E.B. White In 1964: ‘Should A Machine Be Allowed To Use The Telephone?’

From the October 24, 1964 New Yorker:

Senator [Jacob] Javits [of New York] told the Senate the other day that a right-wing group in Florida was using the telephone to spread tape-recorded messages of hate and distrust. Quite aside from the nasty political impact of this, a basic question of communication is involved. Should machine be allowed to use the telephone? We think not.

Or, rather, we think the regulations should be very right: only such canned messages as contribute to public health and safety should be permitted — a doctor’s answering service, a roundup of weather, a time signal, thinks like that. All other use of the phone should be live, with someone talking into the thing at one end and someone listening at the other end, even if it’s only a French poodle.

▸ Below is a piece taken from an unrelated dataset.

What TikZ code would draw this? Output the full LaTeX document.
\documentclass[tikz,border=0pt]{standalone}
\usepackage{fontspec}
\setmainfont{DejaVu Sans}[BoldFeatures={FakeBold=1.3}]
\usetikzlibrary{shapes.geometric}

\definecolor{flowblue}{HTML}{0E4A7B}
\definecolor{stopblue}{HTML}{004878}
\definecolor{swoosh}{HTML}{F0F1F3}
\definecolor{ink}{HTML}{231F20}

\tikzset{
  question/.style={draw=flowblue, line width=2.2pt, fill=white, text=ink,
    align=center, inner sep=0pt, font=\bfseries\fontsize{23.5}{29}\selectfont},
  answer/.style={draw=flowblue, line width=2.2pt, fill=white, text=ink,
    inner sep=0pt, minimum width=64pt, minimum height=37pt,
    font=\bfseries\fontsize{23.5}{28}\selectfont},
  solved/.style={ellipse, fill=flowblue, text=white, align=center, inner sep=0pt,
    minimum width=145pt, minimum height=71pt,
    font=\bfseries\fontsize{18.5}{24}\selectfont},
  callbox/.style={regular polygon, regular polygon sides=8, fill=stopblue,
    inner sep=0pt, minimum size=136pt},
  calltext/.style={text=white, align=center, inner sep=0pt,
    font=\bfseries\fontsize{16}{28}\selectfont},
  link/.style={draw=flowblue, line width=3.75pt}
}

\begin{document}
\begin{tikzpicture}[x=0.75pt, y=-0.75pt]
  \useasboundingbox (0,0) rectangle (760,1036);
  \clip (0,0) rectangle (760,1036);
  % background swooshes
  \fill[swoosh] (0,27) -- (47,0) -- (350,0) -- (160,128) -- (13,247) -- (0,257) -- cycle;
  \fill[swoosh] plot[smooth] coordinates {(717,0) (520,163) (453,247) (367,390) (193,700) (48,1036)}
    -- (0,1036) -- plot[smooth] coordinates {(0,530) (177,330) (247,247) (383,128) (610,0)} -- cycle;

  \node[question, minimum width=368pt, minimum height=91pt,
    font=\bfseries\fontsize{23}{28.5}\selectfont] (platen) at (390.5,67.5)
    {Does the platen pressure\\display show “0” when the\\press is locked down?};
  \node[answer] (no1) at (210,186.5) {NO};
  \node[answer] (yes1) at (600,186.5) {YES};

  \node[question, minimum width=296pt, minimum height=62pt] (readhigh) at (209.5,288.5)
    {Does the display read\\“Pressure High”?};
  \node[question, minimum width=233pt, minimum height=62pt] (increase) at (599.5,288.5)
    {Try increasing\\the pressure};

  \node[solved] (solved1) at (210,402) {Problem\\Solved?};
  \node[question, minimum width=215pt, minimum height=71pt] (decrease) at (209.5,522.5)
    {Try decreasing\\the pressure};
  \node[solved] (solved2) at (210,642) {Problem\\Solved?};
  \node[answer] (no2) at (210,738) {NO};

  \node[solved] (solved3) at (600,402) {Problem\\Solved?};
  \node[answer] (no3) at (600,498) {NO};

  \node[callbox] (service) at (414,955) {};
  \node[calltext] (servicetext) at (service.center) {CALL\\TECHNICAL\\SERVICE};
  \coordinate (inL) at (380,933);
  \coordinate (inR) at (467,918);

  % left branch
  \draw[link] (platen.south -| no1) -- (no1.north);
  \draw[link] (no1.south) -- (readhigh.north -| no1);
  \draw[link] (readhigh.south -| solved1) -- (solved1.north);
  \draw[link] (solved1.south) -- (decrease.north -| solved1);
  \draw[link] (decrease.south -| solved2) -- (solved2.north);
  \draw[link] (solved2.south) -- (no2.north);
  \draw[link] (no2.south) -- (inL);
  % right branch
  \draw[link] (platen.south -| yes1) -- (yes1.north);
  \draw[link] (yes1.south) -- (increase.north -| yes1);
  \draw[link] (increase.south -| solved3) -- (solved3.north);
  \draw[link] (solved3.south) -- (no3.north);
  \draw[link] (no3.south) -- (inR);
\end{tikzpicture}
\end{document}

If we turn the facilities of the phone company over to machines, the possibilities for mischief are endless, the true purpose of communication is defeated, and the way is opened for the kind of abuse that is now causing concern.

Comments

  1. Frank Butterfield says

    @Paul R — If I remember right, this was the “voice” he used in the column, which was in keeping with the general tone of the New Yorker at that time.

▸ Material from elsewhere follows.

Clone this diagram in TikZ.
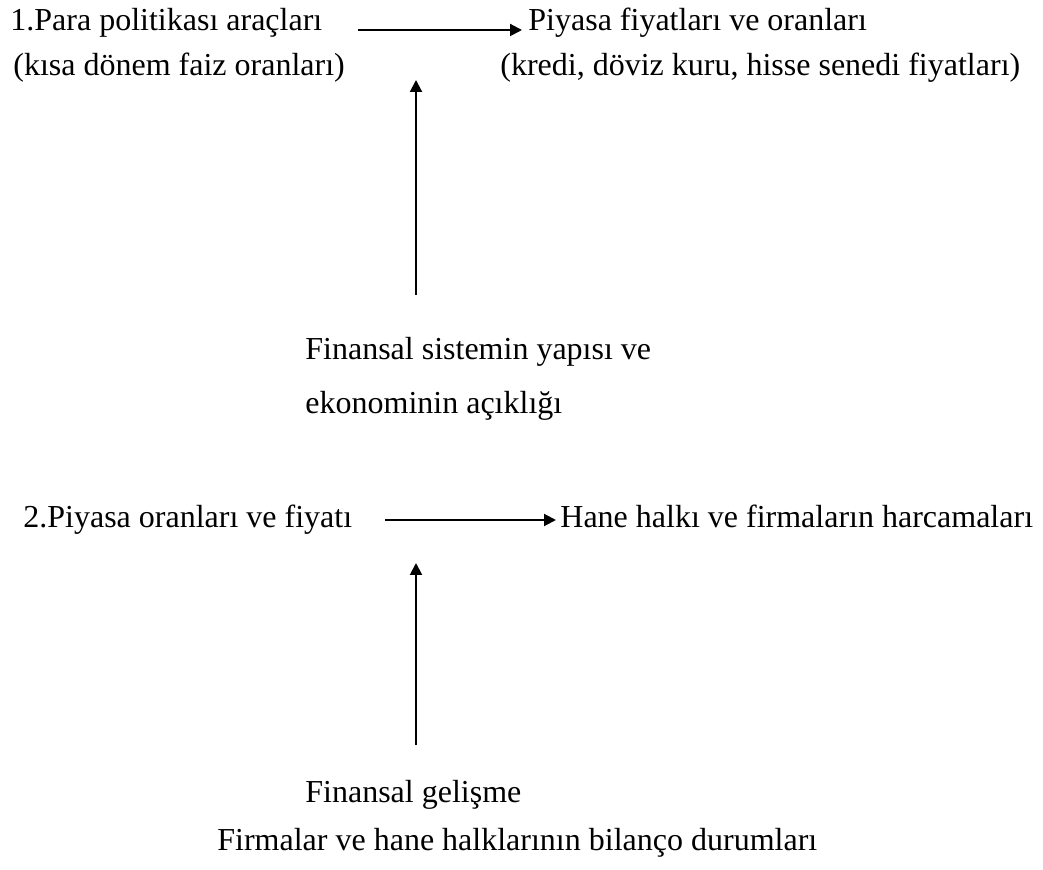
\documentclass[tikz,border=0pt]{standalone}
\usepackage{fontspec}
\setmainfont{Liberation Serif}
\usetikzlibrary{arrows.meta,positioning}
\tikzset{
  label text/.style={anchor=base west, inner sep=0pt, font=\fontsize{16}{19}\selectfont},
  flow/.style={-{Triangle[length=6pt,width=6pt]}, line width=1pt},
}

\begin{document}
\begin{tikzpicture}[x=0.5pt,y=-0.5pt]
  \useasboundingbox (0,0) rectangle (1043,870);

  % Step 1
  \node[label text] (tools) at (10,31) {1.Para politikası araçları};
  \node[label text] (toolsnote) at (13,76) {(kısa dönem faiz oranları)};
  \node[label text] (prices) at (528,31) {Piyasa fiyatları ve oranları};
  \node[label text] (pricesnote) at (500,76) {(kredi, döviz kuru, hisse senedi fiyatları)};
  \node[label text] (structure) at (305,360) {Finansal sistemin yapısı ve};
  \node[label text] (openness) at (305,414) {ekonominin açıklığı};

  \coordinate (flowA) at (358,30);
  \coordinate (riseAbot) at (416,295);
  \coordinate (riseAtop) at (416,80);
  \draw[flow, shorten >=3pt] (flowA) -- (flowA -| prices.west);
  \draw[flow] (riseAbot) -- (riseAtop);

  % Step 2
  \node[label text] (rates) at (23,528) {2.Piyasa oranları ve fiyatı};
  \node[label text] (spending) at (560,528) {Hane halkı ve firmaların harcamaları};
  \node[label text] (development) at (305,802) {Finansal gelişme};
  \node[label text] (balance) at (217,850) {Firmalar ve hane halklarının bilanço durumları};

  \coordinate (flowB) at (385,520);
  \coordinate (riseBbot) at (416,745);
  \coordinate (riseBtop) at (416,563);
  \draw[flow, shorten >=2pt] (flowB) -- (flowB -| spending.west);
  \draw[flow] (riseBbot) -- (riseBtop);
\end{tikzpicture}
\end{document}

    Also — If a French Poodle wants to call up and solicit my vote, I’d be happy to listen!

  2. Frank Butterfield says

    Andrew — I love that the photo you used was of an ITT phone. My grandmother had one of those on her party line serviced by Century Telephone in NE Texas and NW Louisiana. I loved to dial it because the sound of the rotary return was very satisfying. It gave off more a clicking sound that the Western Electric rotary phones we had at home. Also, the spring was a lot tighter and you really had to hold on to the slot or it would slip back before you got all the way around.

  3. John in Iowa says

    Mr. White was not using the “royal we,” rather he was using what is referred to as “the editorial we” (sometimes referred to as “the author’s we”). It was correct then and it is correct now.

    Personally, I found Paul R’s comment presuming to correct a writer of White’s stature particularly interesting. Displays of such monumental chutzpah are rare indeed.